Take thee another roll, and write in it all the former words that were in the first roll, which Jehoiakim, king of Judah, hath burned.
29 En over Jojakim, den koning van Juda, moet ge er aan toevoegen: Zo spreekt Jahweh! Ge hebt deze rol verbrand, en gezegd: "Waarom hebt ge er op geschreven, dat de koning van Babel zal komen, het hele land zal verwoesten, en er mens en vee zal verdelgen?"
And concerning Jehoiakim, king of Judah, thou shalt say, Thou hast burned this roll, saying, “Why hast thou written therein and said, The king of Babylon shall surely come and shall destroy this land, and shall cause to cease from it man and beast?”
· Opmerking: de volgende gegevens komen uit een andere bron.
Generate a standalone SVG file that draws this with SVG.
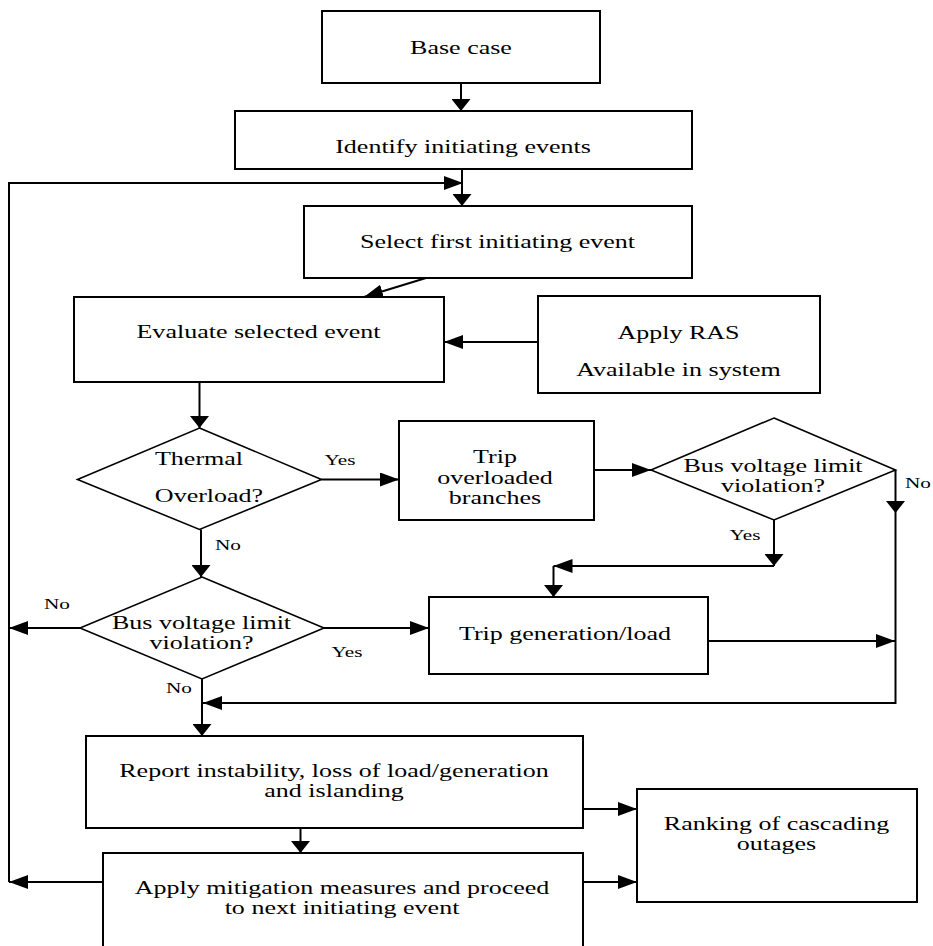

30 Daarom spreekt Jahweh over Jojakim, den koning van Juda: Hij zal niemand hebben, die op de troon van David zal zetelen, en zijn lijk zal worden weggesmeten, overdag in de hitte en ‘s nachts in de kou.
Therefore thus saith Jehovah concerning Jehoiakim, king of Judah: He shall have not one to sit upon the throne of David; and his dead body shall be cast out in the day to the heat, and in the night to the frost.
31 Ik zal op hem en zijn kroost en op zijn dienaars hun misdaad wreken, en over hen, en over de bewoners van Jerusalem en over de mannen van Juda alle rampen uitstorten, waarmee Ik ze heb bedreigd, zonder dat ze hebben geluisterd.
And I will punish him, and his offspring, and his servants, for their iniquity; and I will bring upon them, and upon the inhabitants of Jerusalem, and upon the men of Judah, all the evil which I have pronounced against them, and they have not hearkened.
32 Jeremias nam dus een nieuwe rol, en stelde ze Baruk den schrijver, den zoon van Neri-ja, ter hand. Deze schreef volgens mondelinge opgave van Jeremias er de hele inhoud in op van het boek, dat Jojakim, de koning van Juda, in het vuur had verbrand, en hij voegde er nog vele andere woorden aan toe van dezelfde strekking.
Then Jeremiah took another roll, and gave it to Baruch the scribe, the son of Neriah, who wrote therein from the mouth of Jeremiah all the words of the book which Jehoiakim had burned in the fire; and there were added to them many words of the same kind.